Jadi, manusia sepanjang hidupnya adalah proses memproyeksikan dirinya atau membentuk esensinya sendiri pada setiap waktu dan di setiap zaman. Ia selalu berusaha melampui dirinya sendiri. Karena itulah manusia menjadi pusat nilai-nilai transenden. Tak ada universalitas selain universalitas kemanusiaan. Transendensi kemanusiaan ini dicapai karena manusia mampu melalui dirinya sendiri, bukan transendensi yang datang dari Tuhan.

Ada satu cerita yang dikisahkan oleh Sartre dari seorang mahasiswanya. Mahasiswa ini bapak-ibunya bercerai, kakaknya di bunuh oleh tentara Jerman saat Prancis dijajah. Di situ ada dilema pada mahasiswa, apakah dia ikut berperang membalaskan dendam kakaknya, atau dia tinggal bersama ibunya yang membutuhkan bantuannya.

Mahasiswa ini tidak bisa menemukan nilai dari luar yang bisa memberikan jawaban padanya. Jika menggunakan nilai Katolik, kata dia, ajaran moralnya: jika kamu ditampar orang di pipi kiri maka berikanlah pipi kanan. Ini tentu moralitas yang dianggap konyol.

Tetapi jika dia ingin berperang mau membunuh penjajah, ajaran moral Kantian bilang jangan menjadikan manusia sebagai tujuan. Membunuh untuk balasa dendam, adalah menjadikan manusia sebagai tujuan. Ini tidak bermoral. Jadi secara moral dia bingung, maka tak ada lain kata Sartre, dia harus menemukan sendiri nilai moralnya.
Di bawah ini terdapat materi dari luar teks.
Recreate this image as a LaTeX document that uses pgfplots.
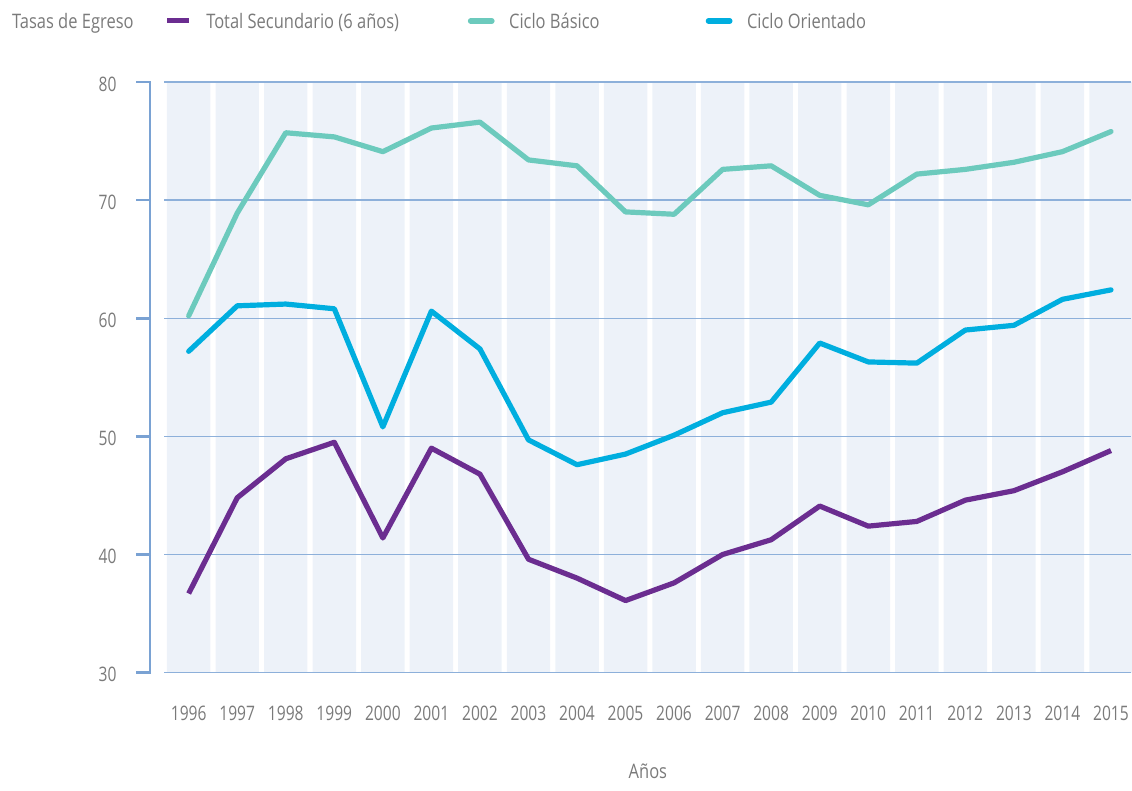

Jadi kesimpulan ateisme Sartre adalah bahwa nilai moral tidak lagi bersumber dari Tuhan dan kitab suci, melainkan dari manusia itu sendiri setelah sekian lama mempelajari dan mengonsepsi tentang hidupnya sendiri. Karena itu, tidak lagi diperlukan Tuhan, bahkan sekalipun Tuhan itu ada, tidak akan mengubah sudut pandang eksistensialisme ini, bahwa secara ekeistensial manusia itu bebas dan membentuk sendiri semua nilai-nilai moral hidupnya.